Security guard Ranjeev Singh will serve over six years in a jail in the UK (Representational)

London:  An Indian-origin security guard and his accomplice have been jailed for over six years in the UK for staging a robbery of their vehicles which were carrying 7 million pounds. Security guard Ranjeev Singh and Mohammad Siddique were jailed by the Kingston Crown Court in south-west London yesterday to serve six-and-a-half years in jail.

They worked for European cash-handling company Loomis and stole 26 bags of cash on March 14 this year. The "audacious" robbery involving cash belonging to Credit Suisse bank, which has never been recovered, took place near a cargo depot at Heathrow Airport and was described in court as being akin to a Hollywood script that could be titled 'The Heathrow Heist'.

"You Siddique and Singh played your parts to perfection. You had been involved for a considerable period in the planning," said Judge Stephen John during sentencing.

A third man, named Rafaqat Hussain, was jailed for 10 years and three months as the mastermind of the raid which was branded as a "classic inside job".

"You were an organiser, trying to keep your involvement at a distance.

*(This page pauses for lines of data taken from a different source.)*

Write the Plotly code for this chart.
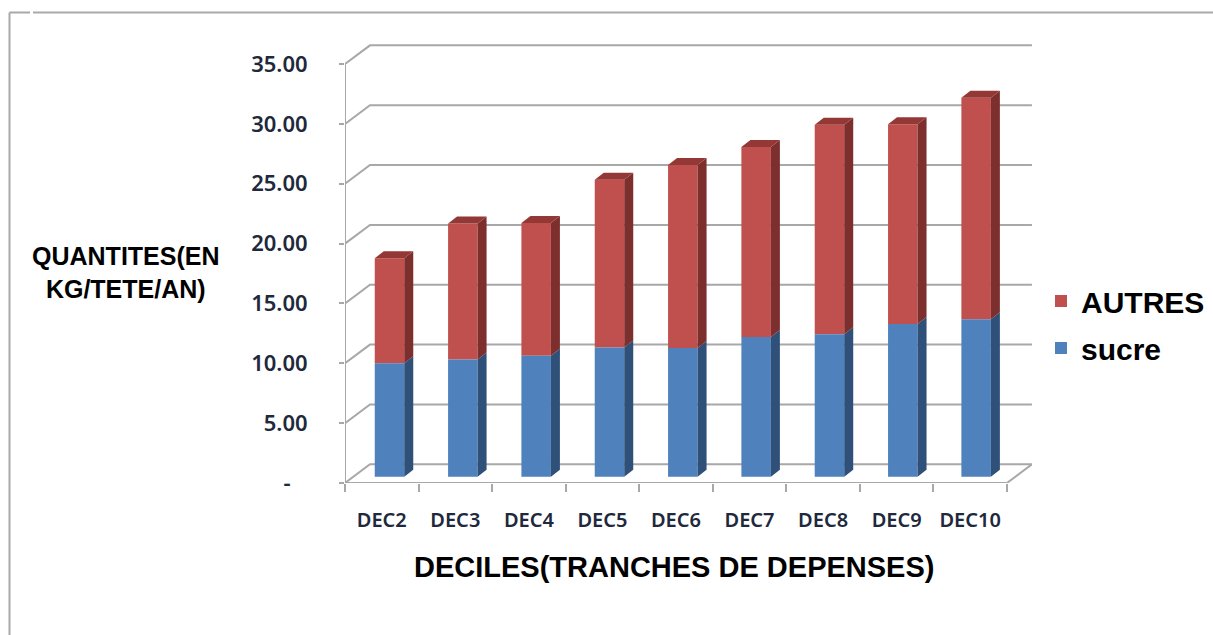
import plotly.graph_objects as go

# ---- data ----
categories = ["DEC2", "DEC3", "DEC4", "DEC5", "DEC6", "DEC7", "DEC8", "DEC9", "DEC10"]
sucre = [9.47, 9.80, 10.10, 10.80, 10.75, 11.67, 11.90, 12.75, 13.15]
autres = [8.78, 11.35, 11.10, 14.00, 15.30, 15.88, 17.50, 16.70, 18.50]
y_ticks = [0, 5, 10, 15, 20, 25, 30, 35]
y_labels = ["-\u00a0\u00a0\u00a0", "5.00", "10.00", "15.00", "20.00", "25.00", "30.00", "35.00"]

# ---- pseudo-3D style (in axis units) ----
W, H = 1213, 635
L, R, B, T = 345, 1032, 483, 44
UX, UY = 73.55, 11.97            # pixels per category / per value
WALL_DX, WALL_DY = 25 / UX, 18.7 / UY
BAR_OFF, BAR_W = 0.605, 29.5 / UX
BAR_DX, BAR_DY = 9 / UX, 7 / UY
BAR_BASE = 6.3 / UY
N = len(categories)
RED, RED_SIDE, RED_TOP = "#c0504d", "#7d2f2e", "#943836"
BLUE, BLUE_SIDE = "#4f81bd", "#2f5079"
GRID = "#a8a8a8"
TXT = "#20283c"
FONT = "Noto Sans"
ARIAL = "Liberation Sans"

fig = go.Figure()
xc = [i + BAR_OFF - 0.003 * i for i in range(N)]
base_r = [BAR_BASE + s for s in sucre]
fig.add_bar(x=xc, y=autres, base=base_r, width=BAR_W, name="AUTRES", legendgroup="a",
            marker=dict(color=RED, line=dict(width=0)))
fig.add_bar(x=xc, y=sucre, base=[BAR_BASE] * N, width=BAR_W, name="sucre", legendgroup="b",
            marker=dict(color=BLUE, line=dict(width=0)))


def face(xs, ys, color):
    fig.add_scatter(x=xs, y=ys, mode="lines", fill="toself", fillcolor=color,
                    line=dict(width=0), showlegend=False, hoverinfo="skip")


for x, s, a in zip(xc, sucre, autres):
    xr = x + BAR_W / 2
    xl = x - BAR_W / 2
    y0, y1, y2 = BAR_BASE, BAR_BASE + s, BAR_BASE + s + a
    face([xr, xr + BAR_DX, xr + BAR_DX, xr, xr], [y0, y0 + BAR_DY, y1 + BAR_DY, y1, y0], BLUE_SIDE)
    face([xr, xr + BAR_DX, xr + BAR_DX, xr, xr], [y1, y1 + BAR_DY, y2 + BAR_DY, y2, y1], RED_SIDE)
    face([xl, xl + BAR_DX, xr + BAR_DX, xr, xl], [y2, y2 + BAR_DY, y2 + BAR_DY, y2, y2], RED_TOP)

shapes = []
xmax = N + WALL_DX
for v in y_ticks:
    shapes.append(dict(type="path", layer="below", xref="x", yref="y",
                       path=f"M 0 {v} L {WALL_DX} {v + WALL_DY} L {xmax} {v + WALL_DY}",
                       line=dict(color=GRID, width=2)))
shapes.append(dict(type="line", layer="below", xref="x", yref="y", x0=N, y0=0,
                   x1=xmax, y1=WALL_DY, line=dict(color=GRID, width=2)))
# outer frame of the picture
shapes.append(dict(type="line", xref="paper", yref="paper", x0=9.5 / W, x1=30 / W, y0=1 - 12.5 / H, y1=1 - 12.5 / H,
                   line=dict(color="#a9a9a9", width=2)))
shapes.append(dict(type="line", xref="paper", yref="paper", x0=33 / W, x1=1, y0=1 - 12.5 / H, y1=1 - 12.5 / H,
                   line=dict(color="#a9a9a9", width=2)))
shapes.append(dict(type="line", xref="paper", yref="paper", x0=9.5 / W, x1=9.5 / W, y0=0, y1=1 - 12.5 / H,
                   line=dict(color="#a9a9a9", width=2)))

fig.update_layout(
    width=W, height=H, autosize=False, margin=dict(l=0, r=0, t=0, b=0),
    paper_bgcolor="white", plot_bgcolor="rgba(0,0,0,0)",
    barmode="overlay", shapes=shapes, hovermode=False,
    xaxis=dict(automargin=False, domain=[L / W, R / W], range=[0, (R - L) / UX], tickmode="array",
               tickvals=[i + 0.5 for i in range(N)], ticktext=categories,
               ticks="", ticklabelstandoff=23, showgrid=False, zeroline=False,
               showline=False, tickfont=dict(family=FONT, size=20, color=TXT, weight=600),
               minor=dict(tickmode="array", tickvals=list(range(N + 1)), ticks="outside",
                          ticklen=8, tickcolor=GRID, tickwidth=2, showgrid=False)),
    yaxis=dict(automargin=False, domain=[1 - B / H, 1 - T / H], range=[0, (B - T) / UY], tickmode="array",
               tickvals=y_ticks, ticktext=y_labels, ticks="outside", ticklen=5,
               tickcolor=GRID, tickwidth=2, showgrid=False, zeroline=False, showline=False,
               ticklabelstandoff=27, tickfont=dict(family=FONT, size=22, color=TXT, weight=600)),
    legend=dict(x=1041 / W, y=1 - 275 / H, xanchor="left", yanchor="top", traceorder="grouped",
                tracegroupgap=5,
                font=dict(family=ARIAL, size=30, color="#000000", weight="bold"),
                bgcolor="rgba(0,0,0,0)", itemclick=False, itemdoubleclick=False),
    annotations=[
        dict(text="DECILES(TRANCHES DE DEPENSES)", xref="paper", yref="paper",
             x=674 / W, y=1 - 567 / H, showarrow=False, xanchor="center", yanchor="middle",
             font=dict(family=ARIAL, size=29, color="#000000", weight="bold")),
        dict(text="QUANTITES(EN<br>KG/TETE/AN)", xref="paper", yref="paper",
             x=126 / W, y=1 - 272 / H, showarrow=False, xanchor="center", yanchor="middle",
             align="center", font=dict(family=ARIAL, size=25, color="#000000", weight="bold")),
    ],
)
# axis lines at the front of the box
fig.add_scatter(x=[0, N], y=[0, 0], mode="lines", line=dict(color=GRID, width=2),
                showlegend=False, hoverinfo="skip", cliponaxis=False)
fig.add_scatter(x=[0, 0], y=[0, 35], mode="lines", line=dict(color=GRID, width=2),
                showlegend=False, hoverinfo="skip", cliponaxis=False)

fig.write_html("out.html", config={"responsive": False, "displayModeBar": False},
               default_width=f"{W}px", default_height=f"{H}px",
               post_script="document.body.style.margin='0';document.body.style.overflow='hidden';")
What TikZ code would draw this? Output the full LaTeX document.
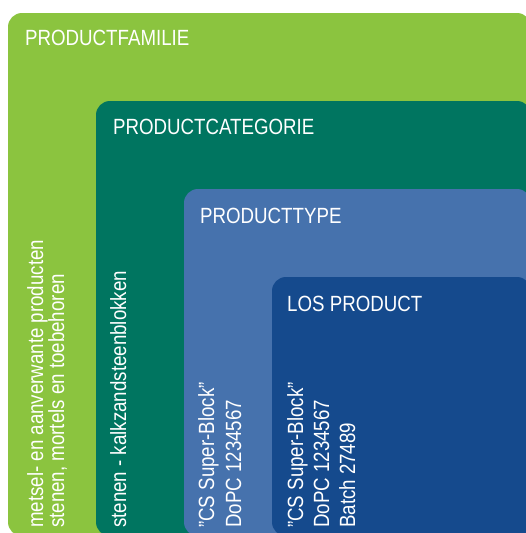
\documentclass[tikz,border=0pt]{standalone}
\usepackage{fontspec}
\setmainfont[FakeStretch=0.85]{Liberation Sans}
\usepackage{tikz}

\definecolor{famgreen}{RGB}{139,196,63}
\definecolor{catgreen}{RGB}{0,117,96}
\definecolor{typeblue}{RGB}{70,114,173}
\definecolor{losblue}{RGB}{21,74,141}

\begin{document}
\begin{tikzpicture}[x=1pt, y=1pt,
    level box/.style={rounded corners=14pt},
    title node/.style={anchor=base west, inner sep=0pt, text=white,
                       font=\fontsize{22}{22}\selectfont},
    side node/.style={rotate=90, anchor=north west, inner sep=0pt,
                      align=left, text=white}]

  \useasboundingbox (0,0) rectangle (526,-533);
  \clip (0,0) rectangle (526,-533);

  % nested levels
  \fill[level box, famgreen] (8,-13) rectangle (531,-536);
  \fill[level box, catgreen] (96,-101) rectangle (531,-536);
  \fill[level box, typeblue] (184,-189) rectangle (531,-536);
  \fill[level box, losblue] (272,-277) rectangle (531,-536);

  \node[title node] (fam) at (25,-45) {PRODUCTFAMILIE};
  \node[title node] (cat) at (113,-134) {PRODUCTCATEGORIE};
  \node[title node] (type) at (200,-223) {PRODUCTTYPE};
  \node[title node] (los) at (287,-311) {LOS PRODUCT};

  \node[side node, font=\fontsize{22}{21}\selectfont] (famtext) at (27,-528)
    {metsel- en aanverwante producten\\stenen, mortels en toebehoren};
  \node[side node, font=\fontsize{22}{27}\selectfont] (cattext) at (110,-528)
    {stenen - kalkzandsteenblokken};
  \node[side node, font=\fontsize{22}{27}\selectfont] (typetext) at (198,-528)
    {”CS Super-Block”\\DoPC 1234567};
  \node[side node, font=\fontsize{22}{26}\selectfont] (lostext) at (287,-528)
    {”CS Super-Block”\\DoPC 1234567\\Batch 27489};
\end{tikzpicture}
\end{document}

No doubt there were others in the plot as yet unidentified, but you were the principle, expecting a large slice of the proceeds and above Siddique and Singh in the hierarchy," the judge told Hussain.

The court was told that after driving from the depot, Singh and Siddique reported their van missing. Siddique was later found bound by cables on a service road near M40 highway in Buckinghamshire, with the van abandoned and the cash missing.

The two security guards pretended to be victims of a raid, but phone records showed Siddique had been in contact with Hussain and Singh.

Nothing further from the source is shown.